Snowflake Boy's Chinese New Year wish: A scolding from his mother

Eight-year-old Wang Fuman arrived in class with icicles in his hair and eyebrows after hiking to school for an hour from home. PHOTO: WEIBO

ZHUANSHANBAO - All "Snowflake Boy" Wang Fuman - who received an outpouring of gifts and sympathy when photographs of his ice-flecked hair and eyebrows after a freezing, hour-long trek to school went viral - wants this Chinese New Year is a reunion with the mother who left him behind two years ago.

According to the South China Morning Post, the eight-year-old's message for his mother, Lu Dafeng, was: "Mum, I don't want to wait any longer only to be disappointed again … can you please come back?

"Mum, I want you to beat me and scold me for my mistakes - the way other mothers do to their children. At least, then, you would be by my side.
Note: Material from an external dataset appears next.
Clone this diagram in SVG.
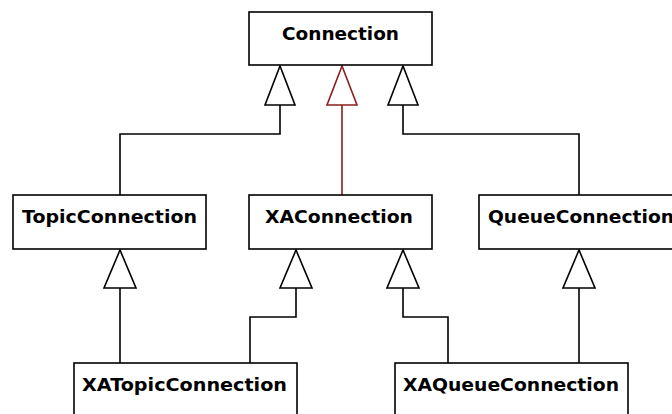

Please come back."

His father, Wang Gangkui, told the Hong Kong daily that Lu had left the family in 2016 to escape a life of poverty. She came back to the family's village of Zhuanshanbao in China's Yunnan Province in July last year to ask for a divorce, but left the next day after 29-year-old Wang turned her down.

"I haven't been able to find her as she changed her mobile phone number and never called us after she left," he said.
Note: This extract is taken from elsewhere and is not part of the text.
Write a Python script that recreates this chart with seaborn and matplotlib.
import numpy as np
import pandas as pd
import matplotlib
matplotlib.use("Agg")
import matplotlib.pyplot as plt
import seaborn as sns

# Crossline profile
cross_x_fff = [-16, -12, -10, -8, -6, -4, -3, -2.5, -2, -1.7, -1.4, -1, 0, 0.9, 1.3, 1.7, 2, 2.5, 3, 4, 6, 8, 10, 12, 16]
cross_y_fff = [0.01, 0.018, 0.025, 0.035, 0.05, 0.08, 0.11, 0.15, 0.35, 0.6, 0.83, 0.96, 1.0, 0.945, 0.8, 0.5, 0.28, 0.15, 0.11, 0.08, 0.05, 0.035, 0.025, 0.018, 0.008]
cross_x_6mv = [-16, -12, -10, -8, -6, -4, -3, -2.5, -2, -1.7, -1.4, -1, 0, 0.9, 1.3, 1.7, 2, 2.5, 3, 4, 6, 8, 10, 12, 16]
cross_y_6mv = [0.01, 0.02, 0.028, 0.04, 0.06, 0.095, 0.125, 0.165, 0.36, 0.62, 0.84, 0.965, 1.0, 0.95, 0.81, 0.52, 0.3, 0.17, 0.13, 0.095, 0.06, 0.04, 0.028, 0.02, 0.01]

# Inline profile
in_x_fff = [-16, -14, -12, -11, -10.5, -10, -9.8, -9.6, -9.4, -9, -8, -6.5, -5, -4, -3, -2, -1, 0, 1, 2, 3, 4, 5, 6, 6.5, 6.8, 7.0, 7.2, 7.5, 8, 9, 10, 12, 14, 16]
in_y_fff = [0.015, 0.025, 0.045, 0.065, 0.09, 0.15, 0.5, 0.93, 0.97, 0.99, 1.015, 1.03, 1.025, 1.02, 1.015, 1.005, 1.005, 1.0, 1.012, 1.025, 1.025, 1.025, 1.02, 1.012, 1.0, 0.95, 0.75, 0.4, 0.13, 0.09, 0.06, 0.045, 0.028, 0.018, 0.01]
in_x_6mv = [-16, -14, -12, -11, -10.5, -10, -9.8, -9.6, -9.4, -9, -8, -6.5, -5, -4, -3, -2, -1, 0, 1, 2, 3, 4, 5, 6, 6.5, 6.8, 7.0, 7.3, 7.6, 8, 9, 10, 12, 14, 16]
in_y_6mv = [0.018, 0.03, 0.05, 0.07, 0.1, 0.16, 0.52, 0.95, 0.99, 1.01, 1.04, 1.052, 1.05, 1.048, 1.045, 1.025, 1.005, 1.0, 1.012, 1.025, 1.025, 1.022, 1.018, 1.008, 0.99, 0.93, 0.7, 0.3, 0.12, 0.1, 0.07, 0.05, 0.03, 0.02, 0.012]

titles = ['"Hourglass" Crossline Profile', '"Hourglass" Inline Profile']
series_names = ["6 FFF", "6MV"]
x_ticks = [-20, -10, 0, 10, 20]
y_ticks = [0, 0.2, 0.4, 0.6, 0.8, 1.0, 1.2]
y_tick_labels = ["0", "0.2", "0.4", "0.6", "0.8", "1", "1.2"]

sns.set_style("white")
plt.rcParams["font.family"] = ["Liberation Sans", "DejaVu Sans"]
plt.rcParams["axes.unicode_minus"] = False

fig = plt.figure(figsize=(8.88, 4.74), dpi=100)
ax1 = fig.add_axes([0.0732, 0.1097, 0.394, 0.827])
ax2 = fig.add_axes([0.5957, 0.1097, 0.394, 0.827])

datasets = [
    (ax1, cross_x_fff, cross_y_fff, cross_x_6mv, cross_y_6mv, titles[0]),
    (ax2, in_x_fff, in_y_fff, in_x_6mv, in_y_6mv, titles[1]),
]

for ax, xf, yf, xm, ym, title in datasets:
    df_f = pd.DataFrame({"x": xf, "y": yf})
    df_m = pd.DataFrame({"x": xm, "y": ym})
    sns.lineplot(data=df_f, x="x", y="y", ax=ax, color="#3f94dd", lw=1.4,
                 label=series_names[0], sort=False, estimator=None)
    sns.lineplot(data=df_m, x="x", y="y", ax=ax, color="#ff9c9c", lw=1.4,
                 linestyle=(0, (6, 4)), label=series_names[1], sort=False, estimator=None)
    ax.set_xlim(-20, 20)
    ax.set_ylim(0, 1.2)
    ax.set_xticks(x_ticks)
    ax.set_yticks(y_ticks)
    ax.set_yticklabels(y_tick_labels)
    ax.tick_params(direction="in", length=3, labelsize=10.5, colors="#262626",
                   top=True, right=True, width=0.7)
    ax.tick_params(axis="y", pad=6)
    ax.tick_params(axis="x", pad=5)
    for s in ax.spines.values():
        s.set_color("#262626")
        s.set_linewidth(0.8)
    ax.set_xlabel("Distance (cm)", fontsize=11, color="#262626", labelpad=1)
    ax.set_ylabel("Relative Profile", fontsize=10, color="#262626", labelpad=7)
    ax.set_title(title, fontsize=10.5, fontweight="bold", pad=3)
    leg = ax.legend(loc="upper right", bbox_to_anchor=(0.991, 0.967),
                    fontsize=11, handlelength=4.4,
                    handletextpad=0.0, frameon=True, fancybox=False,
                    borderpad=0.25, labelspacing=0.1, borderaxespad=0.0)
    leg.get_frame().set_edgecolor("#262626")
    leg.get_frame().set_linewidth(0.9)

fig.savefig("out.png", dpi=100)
"I know she hated how poor we were and believed I was not capable (of making money to better our lives). We often quarrelled over this in the past. Then she left me."

Before the estrangement, Wang and Lu had been construction workers in Kunming, located more than 300 km away from their village.
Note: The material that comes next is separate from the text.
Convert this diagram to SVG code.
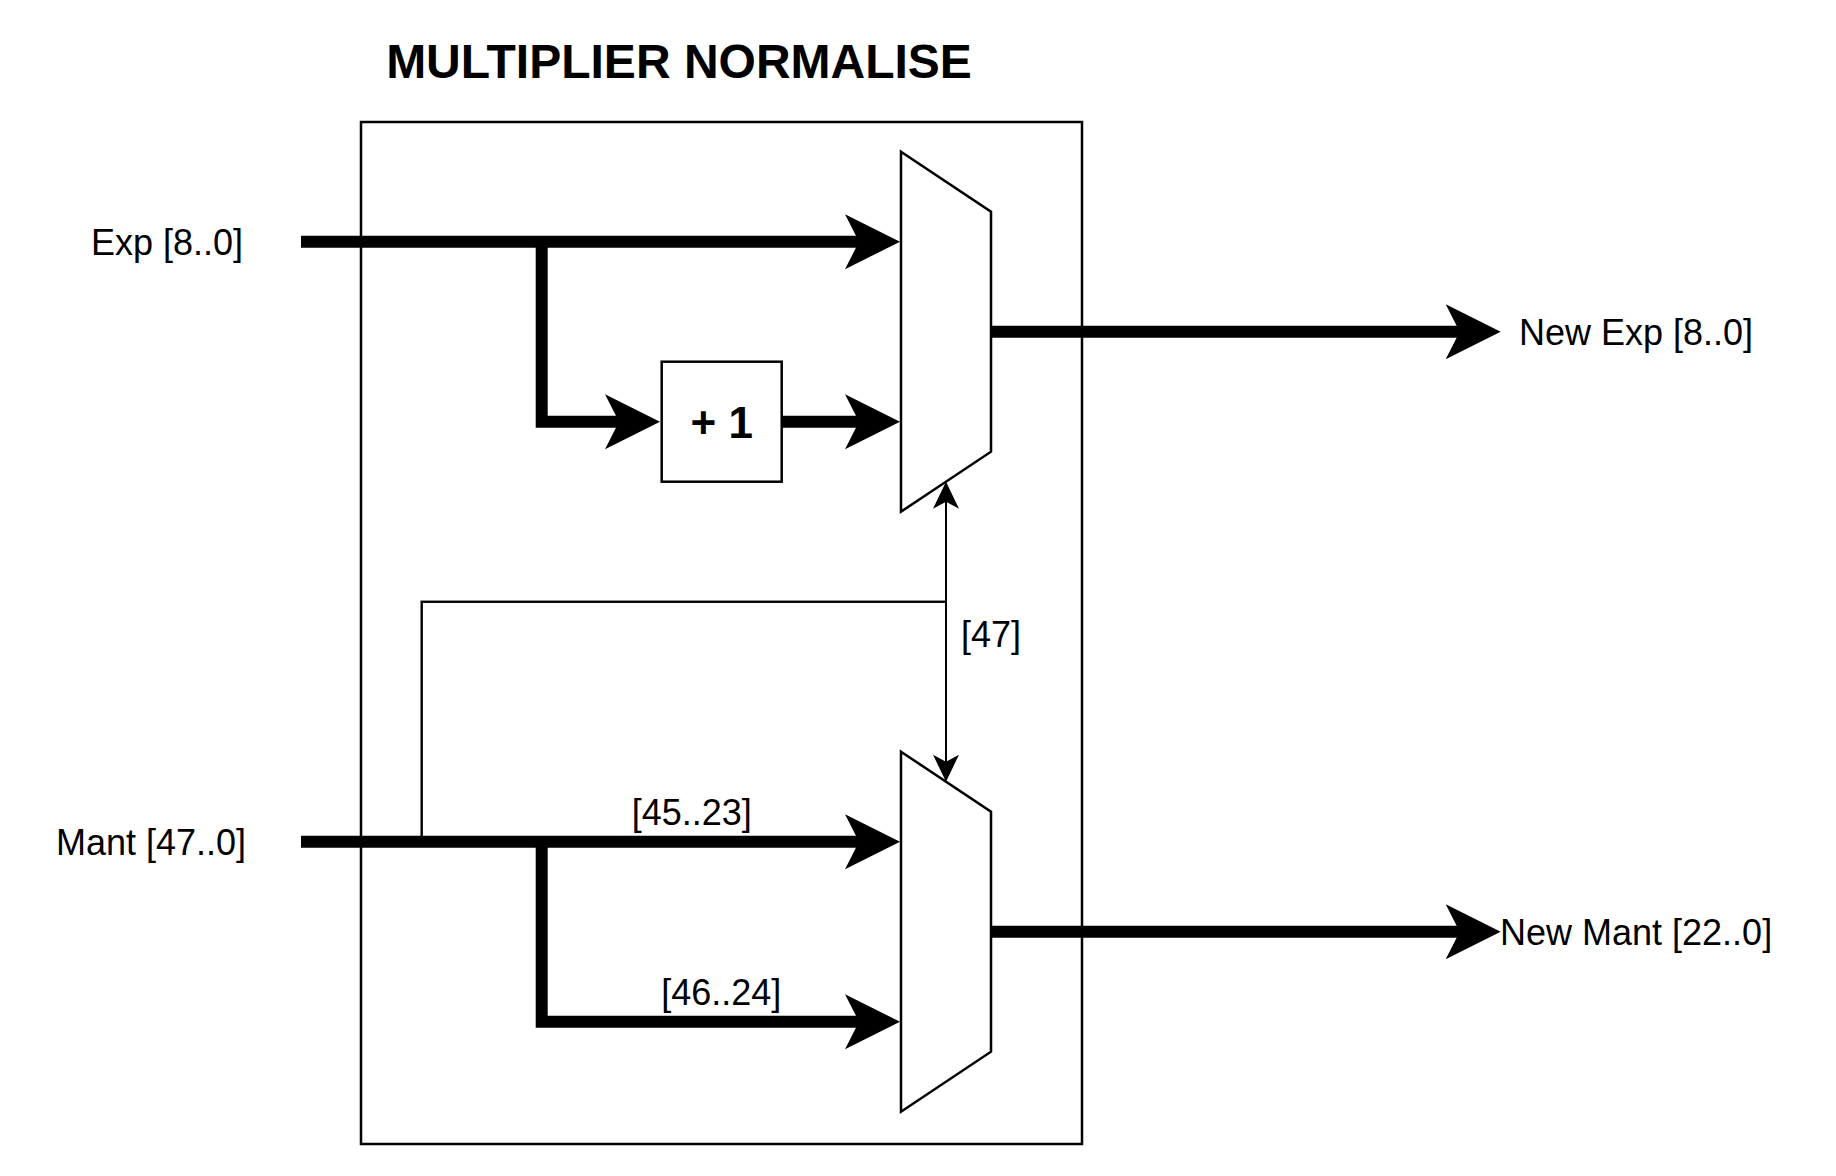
<svg xmlns="http://www.w3.org/2000/svg" width="1836" height="1176" viewBox="0 0 1836 1176">
<style>
.thin{fill:none;stroke:#000;stroke-width:2}
.blk{fill:#fff;stroke:#000;stroke-width:2.5}
.bus{fill:none;stroke:#000;stroke-width:12;stroke-linejoin:miter;stroke-linecap:butt}
.sig{fill:none;stroke:#000;stroke-width:2;stroke-linejoin:miter}
text{font-family:"Liberation Sans",Arial,sans-serif;fill:#000}
.lbl{font-size:36px}
.ttl{font-size:48px;font-weight:bold}
.op{font-size:44px;font-weight:bold}
</style>
<defs>
<marker id="bigArrow" viewBox="-18 -28 57 56" markerWidth="57" markerHeight="56" refX="0" refY="0" orient="auto" markerUnits="userSpaceOnUse" overflow="visible">
<path d="M38,0 L-17,-27.5 L-3,0 L-17,27.5 Z" fill="#000"/>
</marker>
<marker id="smallArrow" viewBox="-10 -14 29 28" markerWidth="29" markerHeight="28" refX="0" refY="0" orient="auto" markerUnits="userSpaceOnUse" overflow="visible">
<path d="M18,0 L-9,-13 L-2,0 L-9,13 Z" fill="#000"/>
</marker>
</defs>
<rect width="1836" height="1176" fill="#fff"/>
<text id="title" class="ttl" x="679" y="78" text-anchor="middle">MULTIPLIER NORMALISE</text>
<g id="container">
<rect x="361" y="122" width="721" height="1022" class="blk"/>
</g>
<g id="mux-exp">
<polygon points="901,151.7 991,211.7 991,451.7 901,511.7" class="blk"/>
</g>
<g id="mux-mant">
<polygon points="901,751.7 991,811.7 991,1051.7 901,1111.7" class="blk"/>
</g>
<g id="plus-one">
<rect x="661.7" y="361.7" width="120" height="120" class="blk"/>
<text class="op" x="721.7" y="438" text-anchor="middle">+ 1</text>
</g>
<g id="in-exp"><text class="lbl" x="243" y="255" text-anchor="end">Exp [8..0]</text></g>
<g id="in-mant"><text class="lbl" x="246" y="855" text-anchor="end">Mant [47..0]</text></g>
<g id="out-exp"><text class="lbl" x="1519" y="345">New Exp [8..0]</text></g>
<g id="out-mant"><text class="lbl" x="1500" y="945">New Mant [22..0]</text></g>
<g id="connectors">
<path class="bus" d="M301,241.7 H862" marker-end="url(#bigArrow)"/>
<path class="bus" d="M541.7,241.7 V421.7 H622" marker-end="url(#bigArrow)"/>
<path class="bus" d="M781.7,421.7 H862" marker-end="url(#bigArrow)"/>
<path class="bus" d="M991,331.7 H1462.7" marker-end="url(#bigArrow)"/>
<path class="bus" d="M301,841.7 H862" marker-end="url(#bigArrow)"/>
<path class="bus" d="M541.7,841.7 V1021.7 H862" marker-end="url(#bigArrow)"/>
<path class="bus" d="M991,931.7 H1462.7" marker-end="url(#bigArrow)"/>
<path class="sig" d="M421.7,841.7 V601.7 H946 V499.7" marker-end="url(#smallArrow)"/>
<path class="sig" d="M421.7,841.7 V601.7 H946 V763.7" marker-end="url(#smallArrow)"/>
<text class="lbl" x="691.7" y="825" text-anchor="middle">[45..23]</text>
<text class="lbl" x="721.3" y="1005" text-anchor="middle">[46..24]</text>
<text class="lbl" x="961" y="647">[47]</text>
</g>
</svg>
They would head home every three or four months to see their two children, Fuman and his 10-year-old sister Fumei, who lived in a mud house with Wang's mother. The house, built about 20 years ago, has no toilet or running water.

Wang said baths, taken at the public bathroom a 10-minute walk away from home, were rare, with children and seniors taking them just once every year or two and adults once every two months.

Fuman last month became an Internet sensation when photos of him in class, red-cheeked and with icicles in his hair and eyebrows, was widely shared online. He had walked nearly 5km to school in minus 9 deg C conditions.

His plight drew an outpouring of gifts and donations, with the Kunming branch of China Construction Third Engineering Bureau, for one, giving 144 sets of winter clothing and 20 heaters to the Fuman's school, and Chinese Communist Party propaganda website, China Peace, sponsoring a free trip to Beijing for Fuman and his family.

His father, Wang, has been given a job as a construction worker in his village so he can spend time with his children, and will start his new job atfter Chinese New Year.

Wang told the South China Morning Post that in the first few months after Lu left, the children cried constantly, and kept asking for their mother.

Even now, they miss her deeply, he added.

"I'm still hoping for my wife to return to me. I want to tell her: please come back for the sake of our children," he said.

"I may be poor now, but I believe, as long as we work hard, our lives can become better."